Some customers, like romance novelist Robin Lee Hatcher, 62, say they are so taken by Whispersync that they seek out only books equipped with the feature. "It allows you to stay in the story at all these odd times during the day -- sometimes I put my earbuds in while doing my makeup," she says. Though she was a fan of audiobooks before Whispersync, now she says she can focus on one book at a time rather than designating some titles for listening and others for e-reading.
The Idaho-based author of 70 books does worry that by filling so much of her downtime with reading she may miss out on the joys and wonders of doing absolutely nothing. "I sometimes think we should turn everything off and just allow ourselves to be," she says. In fact, scientific research suggests there are major benefits to downtime.
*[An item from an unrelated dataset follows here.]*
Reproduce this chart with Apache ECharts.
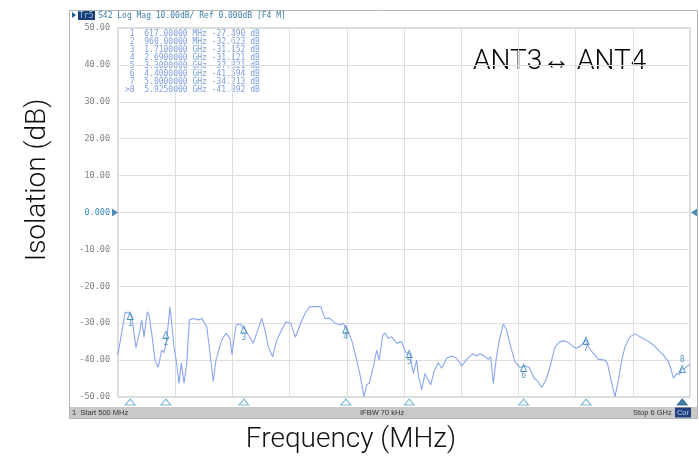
<!DOCTYPE html>
<html>
<head>
<meta charset="utf-8">
<script src="https://cdn.jsdelivr.net/npm/echarts@6/dist/echarts.min.js"></script>
<style>html,body{margin:0;padding:0;background:#fff}#c{width:699px;height:462px}</style>
</head>
<body>
<div id="c"></div>
<script>
// ---- data ----
const freqMHz = [500,567,599,632,673,712,728,750,782,801,824,856,887,920,942,968,1000,1016,1038,1064,1087,1109,1135,1161,1186,1224,1272,1305,1353,1385,1416,1442,1497,1538,1577,1596,1635,1673,1712,1753,1801,1834,1882,1913,1945,1987,2026,2074,2115,2161,2205,2250,2298,2346,2394,2449,2490,2538,2586,2635,2666,2699,2747,2795,2827,2865,2891,2916,2955,2987,3012,3045,3067,3099,3132,3180,3228,3260,3308,3339,3372,3387,3420,3452,3474,3507,3538,3580,3612,3660,3709,3757,3805,3853,3910,3949,3981,4019,4060,4083,4109,4135,4166,4205,4237,4276,4317,4365,4413,4455,4500,4526,4574,4615,4654,4702,4750,4798,4839,4878,4910,4958,5000,5023,5071,5119,5183,5206,5248,5279,5311,5344,5375,5423,5471,5519,5583,5647,5696,5744,5792,5815,5841,5873,5898,5921,5953,5985,6000];
const isoDB = [-38.5,-27.2,-27.0,-28.2,-36.7,-31.8,-29.1,-33.7,-26.9,-28.2,-32.7,-40.0,-42.0,-37.3,-38.0,-34.6,-25.5,-30.0,-36.4,-40.9,-46.3,-40.7,-46.3,-40.9,-29.1,-28.7,-29.1,-28.7,-30.9,-38.2,-45.8,-40.0,-34.6,-32.7,-34.1,-38.5,-30.5,-30.2,-31.4,-33.2,-35.4,-32.7,-28.7,-31.8,-36.4,-39.1,-34.6,-31.8,-29.6,-30.0,-33.8,-30.5,-27.3,-25.5,-25.5,-25.5,-28.7,-28.7,-30.0,-30.5,-30.0,-31.8,-34.6,-40.0,-44.0,-49.9,-46.7,-46.3,-41.8,-37.3,-40.0,-33.2,-32.7,-34.1,-33.7,-35.4,-35.0,-37.7,-38.5,-43.6,-40.0,-44.0,-48.1,-43.6,-44.9,-46.7,-43.1,-40.7,-42.2,-39.5,-38.9,-39.5,-41.6,-39.8,-38.3,-38.9,-38.3,-38.9,-39.8,-39.1,-46.3,-40.0,-34.6,-30.2,-31.8,-36.4,-40.4,-42.0,-41.6,-42.0,-44.9,-45.4,-47.4,-45.4,-41.8,-36.4,-35.0,-34.8,-35.4,-36.4,-36.8,-35.9,-34.5,-36.4,-38.2,-39.8,-40.0,-40.9,-46.3,-49.9,-45.4,-40.0,-36.4,-33.7,-32.9,-33.7,-34.6,-35.9,-37.3,-38.6,-40.4,-42.2,-44.9,-43.6,-44.0,-42.4,-42.2,-41.3,-41.5];
const markerNo = [1,2,3,4,5,6,7,8];
const markerFreq = [617,960,1710,2690,3300,4400,5000,5925];
const markerVal = [-27.490,-32.623,-31.152,-31.121,-37.821,-41.594,-34.213,-41.892];
const activeMarker = 8;
const yMin = -50, yMax = 50, yStep = 10;
const xStart = 500, xStop = 6000;
const headerText = 'S42 Log Mag 10.00dB/ Ref 0.000dB [F4 M]';
const traceName = 'Tr5';
const statusLeft = '1  Start 500 MHz', statusMid = 'IFBW 70 kHz', statusRight = 'Stop 6 GHz', statusCor = 'Cor';
const titleY = 'Isolation (dB)', titleX = 'Frequency (MHz)', annot = 'ANT3\u2194 ANT4';

// ---- chart ----
const chart = echarts.init(document.getElementById('c'), null, {renderer: 'canvas'});
const traceData = freqMHz.map((f, i) => [f, isoDB[i]]);
const mono = '"DejaVu Sans Mono", monospace';
const markerColor = '#2f7fb3';

function fmtFreq(f) {
  return f < 1000 ? f.toFixed(5) + ' MHz' : (f / 1000).toFixed(7) + ' GHz';
}
const tableLines = markerNo.map((n, i) =>
  (n === activeMarker ? '>' + n : ' ' + n) + '  ' + fmtFreq(markerFreq[i]) + ' ' + markerVal[i].toFixed(3) + ' dB');

const graphics = [
  {type: 'rect', shape: {x: 69.5, y: 10.5, width: 628, height: 408}, style: {fill: 'none', stroke: '#b4b4b4', lineWidth: 1}, z: 0, silent: true},
  // header
  {type: 'polygon', shape: {points: [[72, 12], [76, 15], [72, 18]]}, style: {fill: '#1f5f95'}},
  {type: 'rect', shape: {x: 78, y: 11, width: 17, height: 9}, style: {fill: '#1c3f78'}},
  {type: 'text', x: 79, y: 15.5, style: {text: traceName, font: '8px ' + mono, fill: '#9cc4ee', verticalAlign: 'middle'}},
  {type: 'text', x: 98, y: 15.5, style: {text: headerText, font: '8px ' + mono, fill: '#3d7fa8', verticalAlign: 'middle'}},
  // status bar
  {type: 'rect', shape: {x: 70, y: 407, width: 627, height: 11}, style: {fill: '#c9c9c9'}},
  {type: 'text', x: 72, y: 412.5, style: {text: statusLeft, font: '7.5px "Liberation Sans", sans-serif', fill: '#333', verticalAlign: 'middle'}},
  {type: 'text', x: 360, y: 412.5, style: {text: statusMid, font: '7.5px "Liberation Sans", sans-serif', fill: '#333', verticalAlign: 'middle'}},
  {type: 'text', x: 633, y: 412.5, style: {text: statusRight, font: '7.5px "Liberation Sans", sans-serif', fill: '#333', verticalAlign: 'middle'}},
  {type: 'rect', shape: {x: 675, y: 407.5, width: 16, height: 10}, style: {fill: '#23407e'}},
  {type: 'text', x: 683, y: 412.5, style: {text: statusCor, font: '7.5px "Liberation Sans", sans-serif', fill: '#b9d3f2', align: 'center', verticalAlign: 'middle'}},
  // titles
  {type: 'text', x: 38, y: 180, rotation: Math.PI / 2, style: {text: titleY, font: '300 28px Roboto, sans-serif', fill: '#111', align: 'center', verticalAlign: 'middle'}},
  {type: 'text', x: 351, y: 440, style: {text: titleX, font: '300 28px Roboto, sans-serif', fill: '#111', align: 'center', verticalAlign: 'middle'}},
  {type: 'text', x: 473, y: 62, style: {text: annot, font: '300 28px Roboto, sans-serif', fill: '#000', verticalAlign: 'middle'}}
];
tableLines.forEach((t, i) => {
  graphics.push({type: 'text', x: 125, y: 33.5 + i * 8, style: {text: t, font: '8px ' + mono, fill: '#7c9ee0', verticalAlign: 'middle'}});
});

const option = {
  animation: false,
  backgroundColor: '#fff',
  grid: {left: 118, right: 9, top: 28, bottom: 65, show: true, borderColor: '#b5b5b5', borderWidth: 1, backgroundColor: 'transparent'},
  xAxis: [
    {type: 'value', min: xStart, max: xStop, axisLine: {show: false}, axisTick: {show: false}, axisLabel: {show: false}, splitLine: {show: false}},
    {type: 'value', min: 0, max: 10, interval: 1, position: 'bottom', axisLine: {show: false}, axisTick: {show: false}, axisLabel: {show: false}, splitLine: {show: true, lineStyle: {color: '#dedede', width: 1}}}
  ],
  yAxis: {
    type: 'value', min: yMin, max: yMax, interval: yStep,
    axisLine: {show: false}, axisTick: {show: false},
    splitLine: {show: true, lineStyle: {color: '#dedede', width: 1}},
    axisLabel: {
      margin: 8, fontFamily: 'DejaVu Sans Mono', fontSize: 8.5,
      formatter: v => v === 0 ? '{z|0.000}' : v.toFixed(2),
      color: '#808080',
      rich: {z: {color: '#3f8cc0', fontFamily: 'DejaVu Sans Mono', fontSize: 8.5}}
    }
  },
  graphic: graphics,
  series: [
    {type: 'line', data: traceData, showSymbol: false, lineStyle: {color: '#8aa6ee', width: 1.1}, z: 3},
    {type: 'scatter', data: markerFreq.map((f, i) => ({value: [f, markerVal[i]], no: markerNo[i]})),
      symbol: 'triangle', symbolSize: [6, 7], symbolOffset: [0, 2],
      itemStyle: {color: 'rgba(255,255,255,0)', borderColor: markerColor, borderWidth: 1},
      label: {show: true, position: 'bottom', distance: 0, fontSize: 8, fontFamily: mono, color: markerColor,
        formatter: p => String(markerNo[p.dataIndex])},
      z: 4},
    {type: 'scatter', clip: false, data: markerFreq.map((f, i) => ({
        value: [f, yMin],
        itemStyle: markerNo[i] === activeMarker ? {color: '#1b5c92', borderColor: '#1b5c92'} : {color: '#fff', borderColor: '#5ea3cc'}
      })),
      symbol: 'triangle', symbolSize: [10, 6], symbolOffset: [0, 5], itemStyle: {borderWidth: 1}, z: 5},
    {type: 'scatter', clip: false, data: [[xStart, 0]], symbol: 'triangle', symbolRotate: -90, symbolSize: [8, 6], symbolOffset: [-3, 0], itemStyle: {color: '#1f6fa3'}, z: 6},
    {type: 'scatter', clip: false, data: [[xStop, 0]], symbol: 'triangle', symbolRotate: 90, symbolSize: [8, 6], symbolOffset: [4, 0], itemStyle: {color: '#1f6fa3'}, z: 6}
  ]
};
// marker 8 label above
option.series[1].data[markerNo.indexOf(activeMarker)].label = {position: 'top', distance: 1};
chart.setOption(option);
</script>
</body>
</html>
But at a time when the median number of books Americans read is just five per year, there's also something to be said for filling our downtime with novels instead of scrolling through Facebook newsfeeds or playing games like "Candy Crush Saga."
Audiobooks mark a return to the oral tradition, but Whispersync for Voice -- the idea of alternating between the written and spoken word -- also has ancient roots. After all, before the 10 commandments were etched into stone tablets by "the finger of God," they were published as an audiobook. God spoke the words, then wrote them in order to get his message across.
"Jews may be the 'people of the book,'" Rabbi Moskovitz explains. "But we have always understood the connection between the written word and the oral one -- the Torah itself is referred to as a song."
Moskovitz reads the five books of Moses with his congregation each year, but thanks to Whispersync for Voice, he far outpaces most Americans by polishing off a novel every two weeks. "I don't listen to my car radio anymore," the rabbi says. "It’s awesome."
One more thing: As a test, I sent Jeff Bezos an email with the subject line "Thank You! You're Awesome," just to see if it only worked for rabbis. He replied.